Sutopo menilai pergerakan harga emas dan perak ke depan akan sangat bergantung pada arah kebijakan moneter The Fed dan dinamika politik AS.
“Untuk emas dan perak, sentimen masih akan rentan terhadap perkembangan politik Amerika, terutama ancaman pemutusan hubungan kerja (PHK) massal pegawai federal dan proses negosiasi pendanaan pemerintah,” ungkapnya.
Kondisi ketidakpastian tersebut memperkuat posisi emas sebagai instrumen lindung nilai utama, terutama di tengah volatilitas mata uang dolar AS dan potensi perlambatan ekonomi global.
Prediksi Harga Logam hingga Akhir Tahun
Menutup pandangannya, Sutopo memperkirakan tren kenaikan harga logam masih akan berlanjut hingga akhir tahun. Ia optimistis harga emas berpotensi menembus US$ 4.000 per ons troi, sementara perak bisa melampaui US$ 50 per ons troi jika tekanan geopolitik dan kebijakan moneter longgar tetap berlanjut.
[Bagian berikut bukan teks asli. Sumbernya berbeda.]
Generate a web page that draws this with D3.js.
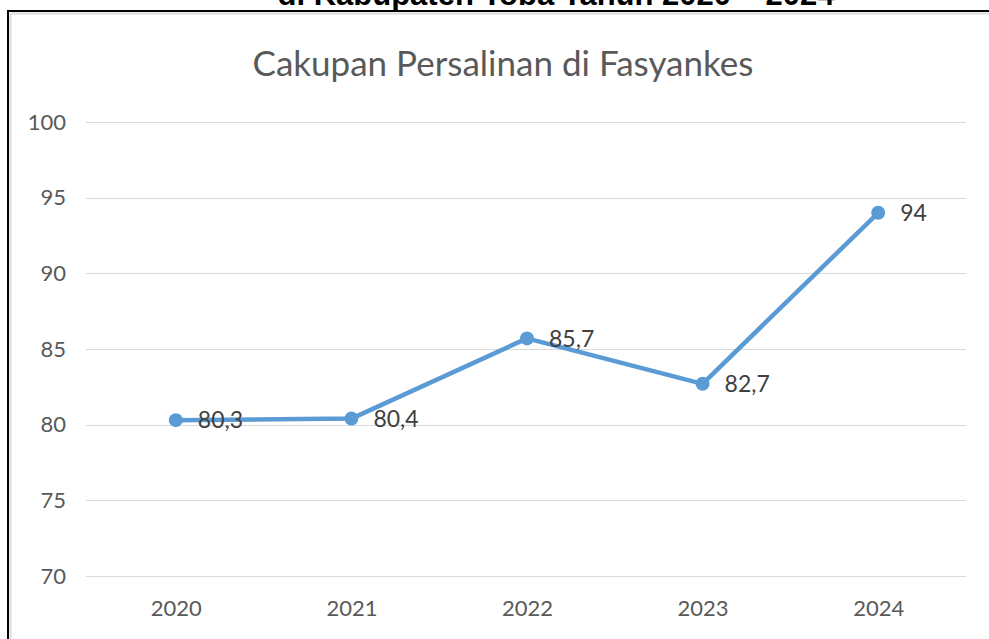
<!DOCTYPE html>
<html><head><meta charset="utf-8">
<script src="https://cdn.jsdelivr.net/npm/d3@7"></script>
<style>html,body{margin:0;padding:0;background:#fff;overflow:hidden}</style>
</head><body>
<script>
const years = ["2020","2021","2022","2023","2024"];
const values = [80.3, 80.4, 85.7, 82.7, 94];
const labels = ["80,3","80,4","85,7","82,7","94"];
const yTicks = [70,75,80,85,90,95,100];
const chartTitle = "Cakupan Persalinan di Fasyankes";
const pageTitle = "di Kabupaten Toba Tahun 2020 – 2024";

const W = 989, H = 639;
const svg = d3.select("body").append("svg").attr("width", W).attr("height", H);
svg.append("rect").attr("width", W).attr("height", H).attr("fill", "#fff");

// document title (cut off at top, as in the source)
svg.append("text").attr("x", 556).attr("y", 5).attr("text-anchor","middle")
  .attr("font-family","'Liberation Sans', Arial, sans-serif").attr("font-weight","bold")
  .attr("font-size", 31).attr("fill","#000").text(pageTitle);

// frame
svg.append("line").attr("x1",10.5).attr("x2",989).attr("y1",13.5).attr("y2",13.5).attr("stroke","#dcdcdc").attr("stroke-width",2);
svg.append("line").attr("x1",10.5).attr("x2",10.5).attr("y1",13).attr("y2",H).attr("stroke","#dcdcdc").attr("stroke-width",2);
svg.append("line").attr("x1",7).attr("x2",989).attr("y1",11).attr("y2",11).attr("stroke","#000").attr("stroke-width",2);
svg.append("line").attr("x1",8).attr("x2",8).attr("y1",10).attr("y2",H).attr("stroke","#000").attr("stroke-width",2);

const font = "Lato, 'Open Sans', sans-serif";
svg.append("text").attr("x", 503).attr("y", 76).attr("text-anchor","middle")
  .attr("font-family", font).attr("font-size", 35).attr("fill","#595959").text(chartTitle);

const x = d3.scalePoint().domain(years).range([88, 966]).padding(0.5);
const y = d3.scaleLinear().domain([70,100]).range([576,122]);

const grid = svg.append("g");
grid.selectAll("line").data(yTicks).join("line")
  .attr("x1", 86).attr("x2", 966)
  .attr("y1", d => Math.round(y(d))+0.5).attr("y2", d => Math.round(y(d))+0.5)
  .attr("stroke","#d9d9d9").attr("stroke-width",1);

const yAxis = svg.append("g").attr("transform","translate(86,0)")
  .call(d3.axisLeft(y).tickValues(yTicks).tickSize(0).tickPadding(20));
yAxis.select(".domain").remove();
yAxis.selectAll("text").attr("font-family", font).attr("font-size", 22).attr("fill","#595959");

const xAxis = svg.append("g").attr("transform","translate(0,576)")
  .call(d3.axisBottom(x).tickSize(0).tickPadding(24));
xAxis.select(".domain").remove();
xAxis.selectAll("text").attr("font-family", font).attr("font-size", 22).attr("fill","#595959");

const line = d3.line().x((d,i)=>x(years[i])).y(d=>y(d));
svg.append("path").datum(values).attr("d", line).attr("fill","none")
  .attr("stroke","#5b9bd5").attr("stroke-width",4.5).attr("stroke-linejoin","round").attr("stroke-linecap","round");

svg.selectAll("circle.pt").data(values).join("circle").attr("class","pt")
  .attr("cx",(d,i)=>x(years[i])).attr("cy",d=>y(d)).attr("r",7).attr("fill","#5b9bd5");

svg.selectAll("text.lbl").data(values).join("text").attr("class","lbl")
  .attr("x",(d,i)=>x(years[i])+22).attr("y",d=>y(d)).attr("dy","0.36em")
  .attr("font-family", font).attr("font-size", 23).attr("fill","#404040")
  .text((d,i)=>labels[i]);
</script>
</body></html>
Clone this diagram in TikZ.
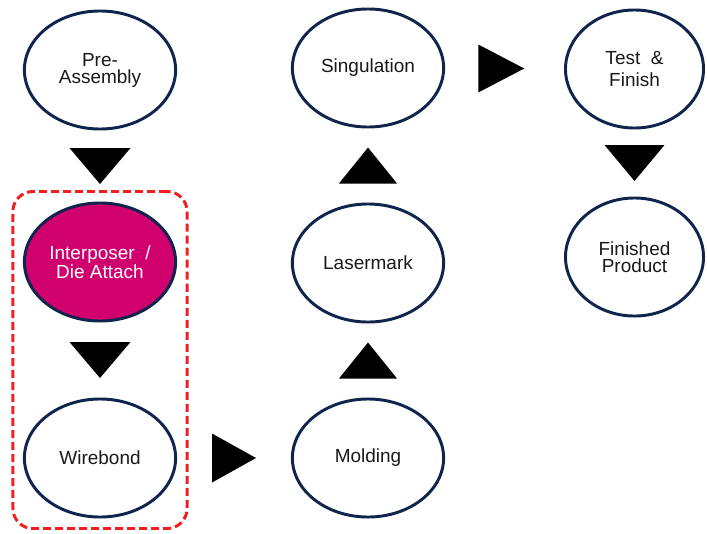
\documentclass[tikz,border=0pt]{standalone}
\usepackage{fontspec}
\setmainfont{Liberation Sans}
\usetikzlibrary{shapes.geometric,calc,fit}
\definecolor{StageNavy}{RGB}{16,37,77}
\definecolor{DieMagenta}{RGB}{208,0,111}
\definecolor{BoxRed}{RGB}{240,30,30}
\definecolor{LabelGray}{RGB}{25,25,25}

\begin{document}
\begin{tikzpicture}[x=0.025cm, y=-0.025cm,
  every node/.style={align=center, font=\fontsize{13.5}{12}\selectfont},
  stage/.style={draw=StageNavy, line width=2.1pt, ellipse, minimum width=3.78cm, minimum height=2.95cm, inner sep=0pt, text=LabelGray, fill=white},
  narrow/.style={minimum width=3.45cm},
  flowtri/.style={fill=black}]
\useasboundingbox (0,0) rectangle (707,533);
\node[stage] (pre) at (100,70) {Pre-\\Assembly};
\node[stage, fill=DieMagenta, text=white] (inter) at (100,262) {Interposer \ /\\Die Attach};
\node[stage] (wire) at (100,458) {Wirebond};
\node[stage] (mold) at (368,458) {Molding};
\node[stage] (laser) at (368,263) {Lasermark};
\node[stage] (sing) at (368,68) {Singulation};
\node[stage, narrow] (test) at (634.5,69) {Test \ \&\\[3.5pt]Finish};
\node[stage, narrow] (fin) at (634.5,257) {Finished\\Product};
\node[draw=BoxRed, line width=2.1pt, dash pattern=on 0.2cm off 0.1cm, rounded corners=0.5cm, inner sep=0.25cm, fit=(inter)(wire)] (group) {};
% flow triangles
\fill[flowtri] ($(pre)!0.5!(inter)$) +(-30.5,-18) -- +(30.5,-18) -- +(0,18) -- cycle;
\fill[flowtri] ($(inter)!0.5!(wire)$) +(-30.5,-18) -- +(30.5,-18) -- +(0,18) -- cycle;
\fill[flowtri] ($(wire)!0.5!(mold)$) +(-22,-24.5) -- +(-22,24.5) -- +(22,0) -- cycle;
\fill[flowtri] ($(mold)!0.5!(laser)$) +(-29,18) -- +(29,18) -- +(0,-18) -- cycle;
\fill[flowtri] ($(laser)!0.5!(sing)$) +(-29,18) -- +(29,18) -- +(0,-18) -- cycle;
\fill[flowtri] ($(sing)!0.5!(test)$) +(-23,-24) -- +(-23,24) -- +(23,0) -- cycle;
\fill[flowtri] ($(test)!0.5!(fin)$) +(-30,-18) -- +(30,-18) -- +(0,18) -- cycle;
\end{tikzpicture}
\end{document}
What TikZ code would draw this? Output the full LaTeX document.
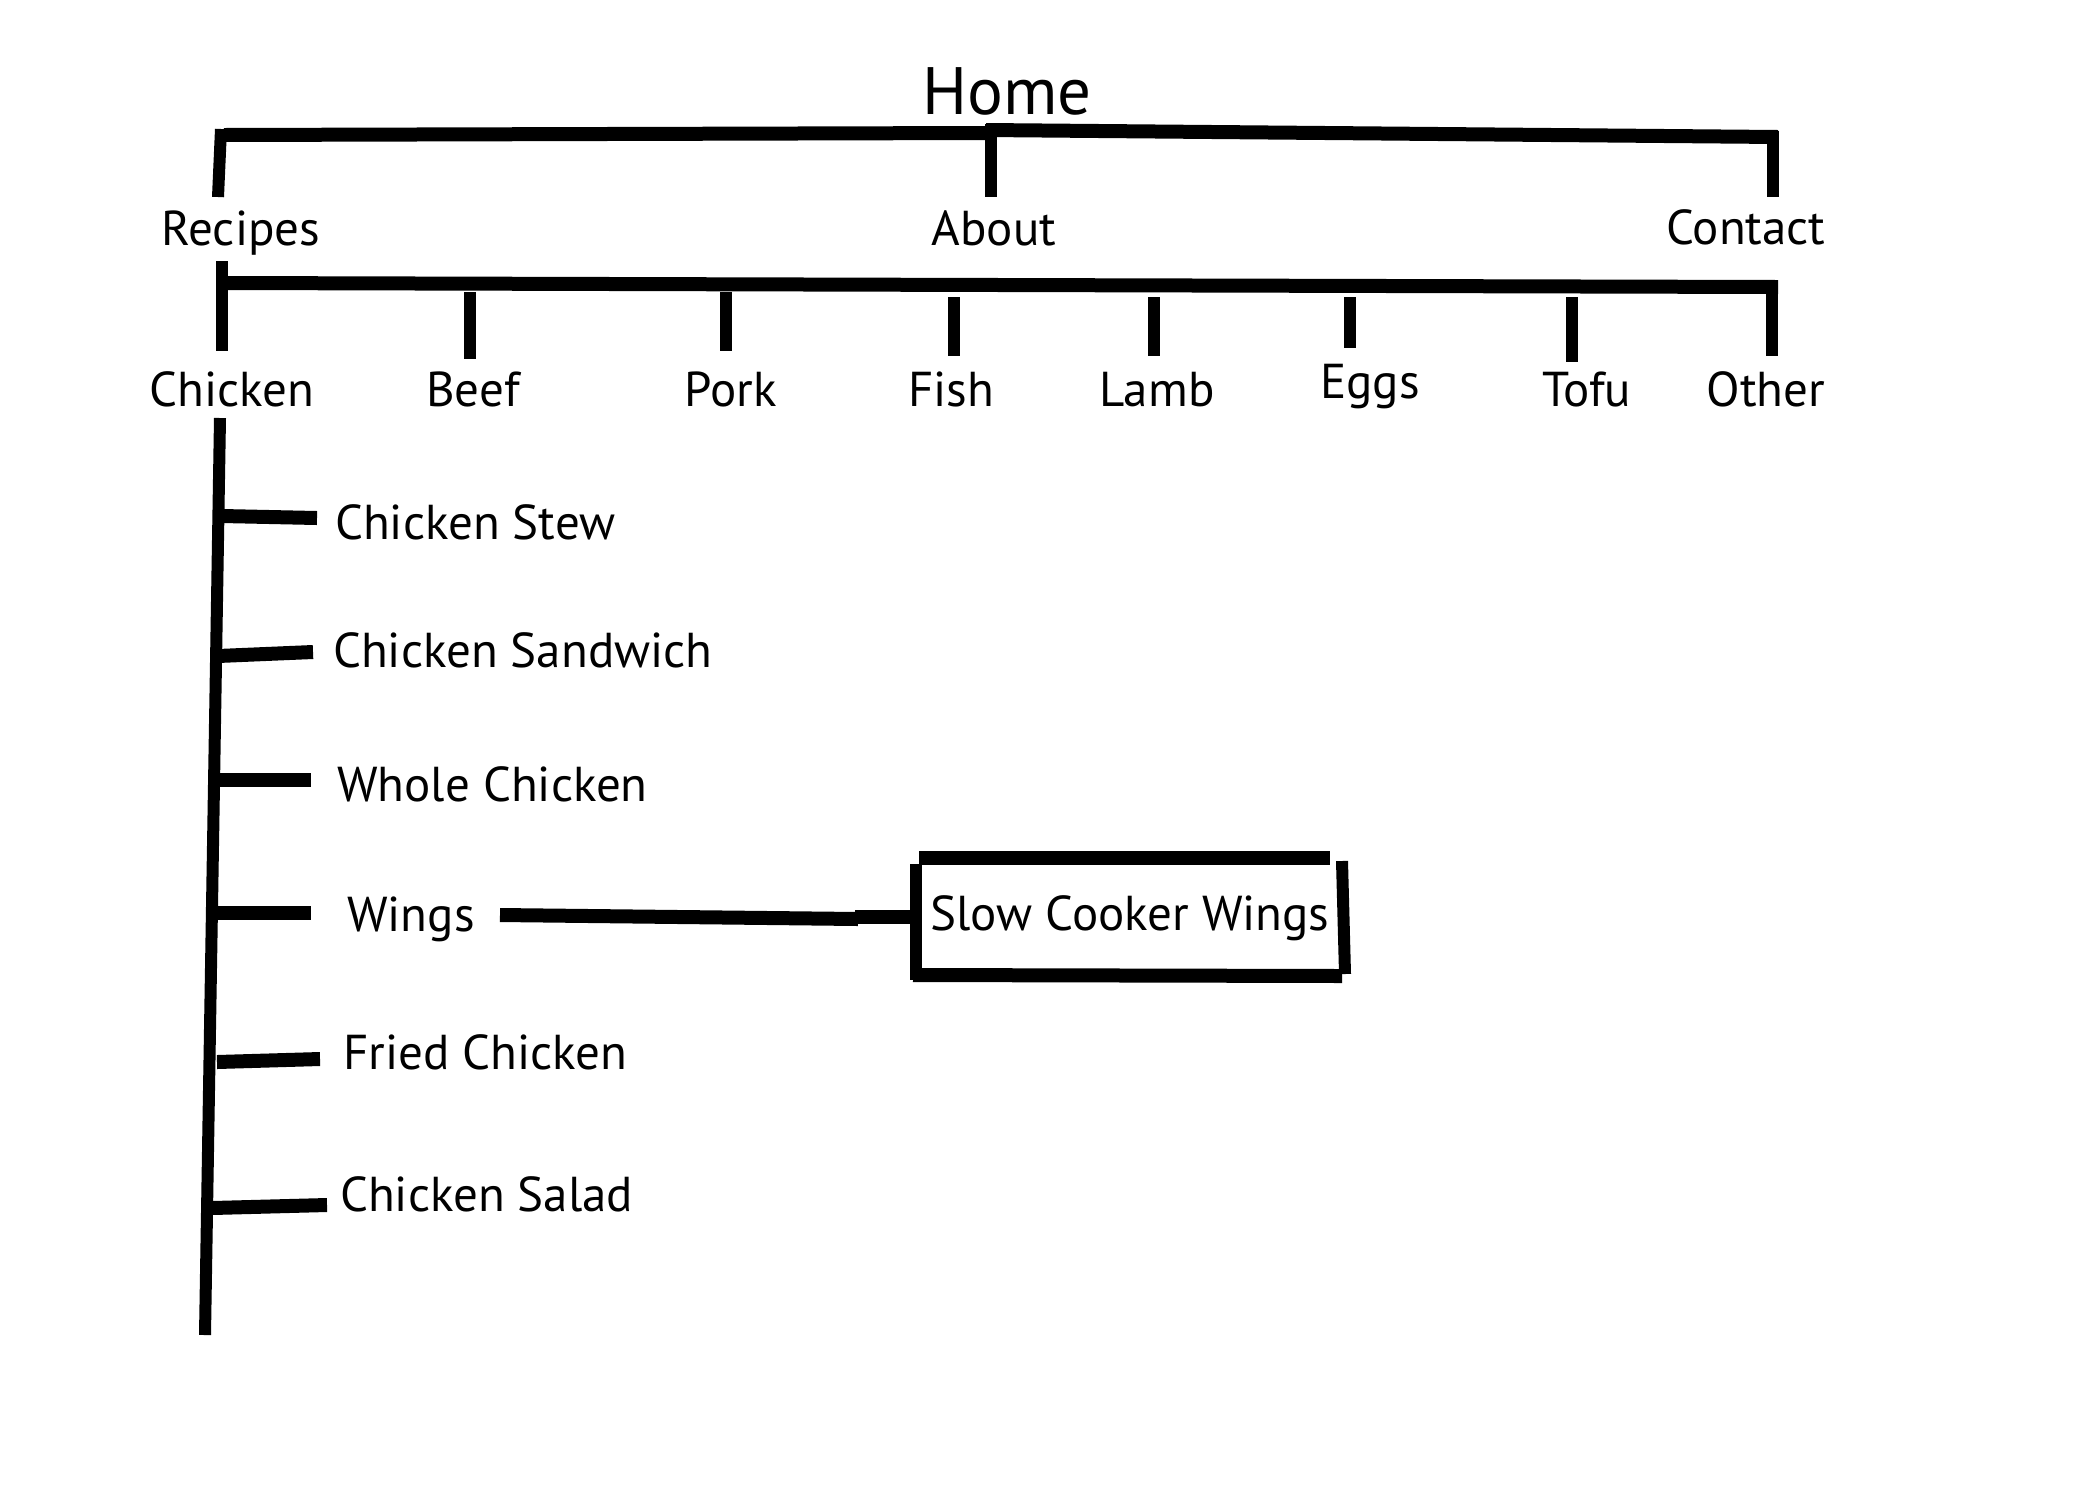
\documentclass[tikz,border=0pt]{standalone}
\usepackage{fontspec}
\setmainfont{PT Sans}
\begin{document}
\begin{tikzpicture}[x=1pt,y=-1pt,
  lbl/.style={inner sep=0pt, font=\fontsize{49}{54}\selectfont},
  hl/.style={line width=14pt},
  vl/.style={line width=12pt}]
\fill[white] (0,0) rectangle (2100,1500);
\useasboundingbox (0,0) rectangle (2100,1500);
% labels
\node[lbl, anchor=base, font=\fontsize{67}{72}\selectfont] (home) at (1007,114) {Home};
\node[lbl, anchor=base] (recipes) at (241,245) {Recipes};
\node[lbl, anchor=base] (about) at (994,245) {About};
\node[lbl, anchor=base] (contact) at (1746,244) {Contact};
\node[lbl, anchor=base] (chicken) at (232,406) {Chicken};
\node[lbl, anchor=base] (beef) at (473,406) {Beef};
\node[lbl, anchor=base] (pork) at (731,406) {Pork};
\node[lbl, anchor=base] (fish) at (951,406) {Fish};
\node[lbl, anchor=base] (lamb) at (1157,406) {Lamb};
\node[lbl, anchor=base] (eggs) at (1370,398) {Eggs};
\node[lbl, anchor=base] (tofu) at (1587,406) {Tofu};
\node[lbl, anchor=base] (other) at (1766,406) {Other};
\node[lbl, anchor=base west] (stew) at (335,539) {Chicken Stew};
\node[lbl, anchor=base west] (sandwich) at (333,667) {Chicken Sandwich};
\node[lbl, anchor=base west] (whole) at (337,801) {Whole Chicken};
\node[lbl, anchor=base west] (wings) at (347,931) {Wings};
\node[lbl, anchor=base west] (fried) at (343,1069) {Fried Chicken};
\node[lbl, anchor=base west] (salad) at (340,1211) {Chicken Salad};
\node[lbl, anchor=base] (slow) at (1130,930) {Slow Cooker Wings};
% junction coordinates
\coordinate (t1) at (224,135); \coordinate (t2) at (986,133);
\coordinate (t3) at (986,130); \coordinate (t4) at (1778,137);
\coordinate (r1) at (221,129); \coordinate (r2) at (218,197);
\coordinate (a1) at (991,124); \coordinate (a2) at (991,197);
\coordinate (c1) at (1773,131); \coordinate (c2) at (1773,197);
\coordinate (s1) at (224,283); \coordinate (s2) at (1778,287);
\coordinate (ch1) at (222,261); \coordinate (ch2) at (222,351);
\coordinate (be1) at (470,292); \coordinate (be2) at (470,359);
\coordinate (po1) at (726,292); \coordinate (po2) at (726,351);
\coordinate (fi1) at (954,297); \coordinate (fi2) at (954,356);
\coordinate (la1) at (1154,297); \coordinate (la2) at (1154,356);
\coordinate (eg1) at (1350,297); \coordinate (eg2) at (1350,348);
\coordinate (to1) at (1572,297); \coordinate (to2) at (1572,362);
\coordinate (ot1) at (1772,287); \coordinate (ot2) at (1772,356);
\coordinate (v1) at (220,418); \coordinate (v2) at (205,1335);
\coordinate (b1a) at (222,516); \coordinate (b1b) at (317,518);
\coordinate (b2a) at (218,656); \coordinate (b2b) at (313,652);
\coordinate (b3a) at (217,780); \coordinate (b3b) at (311,780);
\coordinate (b4a) at (214,913); \coordinate (b4b) at (311,913);
\coordinate (b5a) at (217,1062); \coordinate (b5b) at (320,1059);
\coordinate (b6a) at (212,1208); \coordinate (b6b) at (327,1205);
\coordinate (w1) at (500,915); \coordinate (w2) at (858,919);
\coordinate (w3) at (855,917); \coordinate (w4) at (916,917);
\coordinate (bx1) at (916,864); \coordinate (bx2) at (916,980);
\coordinate (bx3) at (919,858); \coordinate (bx4) at (1330,858);
\coordinate (bx5) at (1342,861); \coordinate (bx6) at (1345,974);
\coordinate (bx7) at (913,975); \coordinate (bx8) at (1342,976);
% lines
\draw[hl] (t1) -- (t2);
\draw[hl] (t3) -- (t4);
\draw[vl] (r1) -- (r2);
\draw[vl] (a1) -- (a2);
\draw[vl] (c1) -- (c2);
\draw[hl] (s1) -- (s2);
\foreach \a/\b in {ch1/ch2,be1/be2,po1/po2,fi1/fi2,la1/la2,eg1/eg2,to1/to2,ot1/ot2}
  \draw[vl] (\a) -- (\b);
\draw[vl] (v1) -- (v2);
\foreach \a/\b in {b1a/b1b,b2a/b2b,b3a/b3b,b4a/b4b,b5a/b5b,b6a/b6b}
  \draw[hl] (\a) -- (\b);
\draw[hl] (w1) -- (w2);
\draw[hl] (w3) -- (w4);
\draw[vl] (bx1) -- (bx2);
\draw[hl] (bx3) -- (bx4);
\draw[vl] (bx5) -- (bx6);
\draw[hl] (bx7) -- (bx8);
\end{tikzpicture}
\end{document}
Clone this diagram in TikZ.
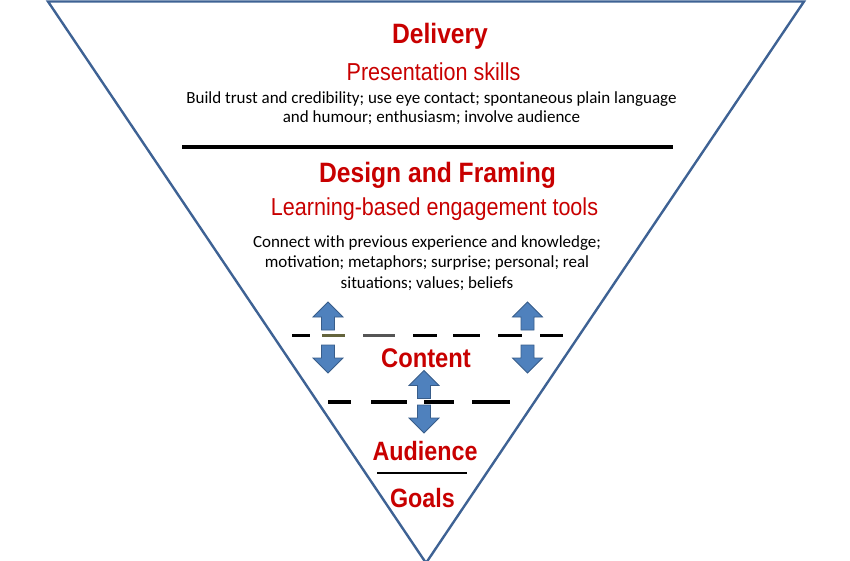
\documentclass[tikz,border=0pt]{standalone}
\usepackage{fontspec}
\setmainfont{Liberation Sans}
\newfontfamily\titlefont[FakeStretch=0.88]{Liberation Sans}
\newfontfamily\bodyfont{Carlito}
\definecolor{tri}{RGB}{62,98,148}
\definecolor{redt}{RGB}{200,0,0}
\definecolor{arrfill}{RGB}{79,129,189}
\definecolor{arrdraw}{RGB}{56,93,138}
\definecolor{olivedash}{RGB}{100,100,60}
\definecolor{graydash}{RGB}{85,85,85}
\tikzset{
  blockarrow/.style={fill=arrfill,draw=arrdraw,line width=0.8pt,line join=miter},
  uparrow/.pic={\path[blockarrow] (0,0) -- (15,15) -- (6.5,15) -- (6.5,28) -- (-6.5,28) -- (-6.5,15) -- (-15,15) -- cycle;},
  downarrow/.pic={\path[blockarrow] (0,0) -- (15,-15) -- (6.5,-15) -- (6.5,-28) -- (-6.5,-28) -- (-6.5,-15) -- (-15,-15) -- cycle;},
  bigtitle/.style={text=redt,anchor=base,inner sep=0pt,font=\titlefont\bfseries\fontsize{28}{30}\selectfont},
  subtitle/.style={text=redt,anchor=base,inner sep=0pt,font=\titlefont\fontsize{24.5}{26}\selectfont},
  bodytext/.style={anchor=base,inner sep=0pt,align=center,font=\bodyfont\fontsize{17}{19.5}\selectfont},
  dash1/.style={line width=3pt},
  dash2/.style={line width=4pt},
}
\begin{document}
\begin{tikzpicture}[x=1pt,y=-1pt]
\useasboundingbox (0,0) rectangle (850,561);
% triangle
\coordinate (tl) at (48,1.5);
\coordinate (tr) at (804,1.5);
\coordinate (ap) at (426,563);
\draw[tri,line width=2.4pt,line join=miter] (tl) -- (tr) -- (ap) -- cycle;
% texts
\node[bigtitle] (delivery) at (440,44) {Delivery};
\node[subtitle] (pres) at (433.5,81) {Presentation skills};
\node[bodytext] (body1) at (431.5,123) {Build trust and credibility; use eye contact; spontaneous plain language\\and humour; enthusiasm; involve audience};
\draw[line width=4pt] (182,147) -- (673,147);
\node[bigtitle] (design) at (437.5,183) {Design and Framing};
\node[subtitle] (learn) at (434.5,215) {Learning-based engagement tools};
\node[bodytext,font=\bodyfont\fontsize{17}{20.5}\selectfont] (body2) at (427,288) {Connect with previous experience and knowledge;\\motivation; metaphors; surprise; personal; real\\situations; values; beliefs};
% dashed line 1
\draw[dash1] (292,335) -- (310,335);
\draw[dash1,olivedash] (322,335) -- (345,335);
\draw[dash1,graydash] (363,335) -- (395,335);
\draw[dash1] (413,335) -- (437,335);
\draw[dash1] (453,335) -- (480,335);
\draw[dash1] (498,335) -- (522,335);
\draw[dash1] (540,335) -- (563,335);
% arrows
\pic at (328,302) {uparrow};
\pic at (328,373) {downarrow};
\pic at (527.5,302) {uparrow};
\pic at (527.5,373) {downarrow};
\node[bigtitle,font=\titlefont\bfseries\fontsize{27}{29}\selectfont] (content) at (426,367) {Content};
\pic at (424,370.5) {uparrow};
% dashed line 2
\draw[dash2] (328,402) -- (351,402);
\draw[dash2] (371,402) -- (407,402);
\draw[dash2] (424,402) -- (454,402);
\draw[dash2] (472,402) -- (510,402);
\pic at (424,433) {downarrow};
\node[bigtitle,font=\titlefont\bfseries\fontsize{26.5}{28}\selectfont] (aud) at (425,460) {Audience};
\draw[line width=2pt] (377,473) -- (467,473);
\node[bigtitle,font=\titlefont\bfseries\fontsize{26.5}{28}\selectfont] (goals) at (422.5,507) {Goals};
\end{tikzpicture}
\end{document}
“Selama ketegangan global belum mereda dan The Fed masih memberi sinyal pelonggaran, aset logam mulia akan tetap menjadi primadona,” ujarnya.
Sementara itu, harga tembaga diperkirakan akan tetap stabil tinggi di atas US$ 10.000 per ton seiring meningkatnya permintaan dari sektor industri teknologi dan kendaraan listrik.
Prospek Pasar Logam Masih Positif
Kenaikan harga emas, perak, dan tembaga secara bersamaan menunjukkan bahwa investor tengah menyiapkan diri menghadapi potensi perubahan besar di pasar global. Di satu sisi, mereka menunggu kejelasan arah kebijakan suku bunga The Fed; di sisi lain, mereka bersiap menghadapi dampak perlambatan ekonomi akibat ketegangan geopolitik dan disrupsi pasokan.
Dengan kondisi tersebut, analis menilai pasar logam masih akan menjadi magnet bagi investor hingga akhir 2025. Baik sebagai instrumen hedging, aset investasi jangka panjang, maupun bagian dari diversifikasi portofolio, logam mulia tetap memiliki daya tarik tinggi di tengah ketidakpastian ekonomi dunia.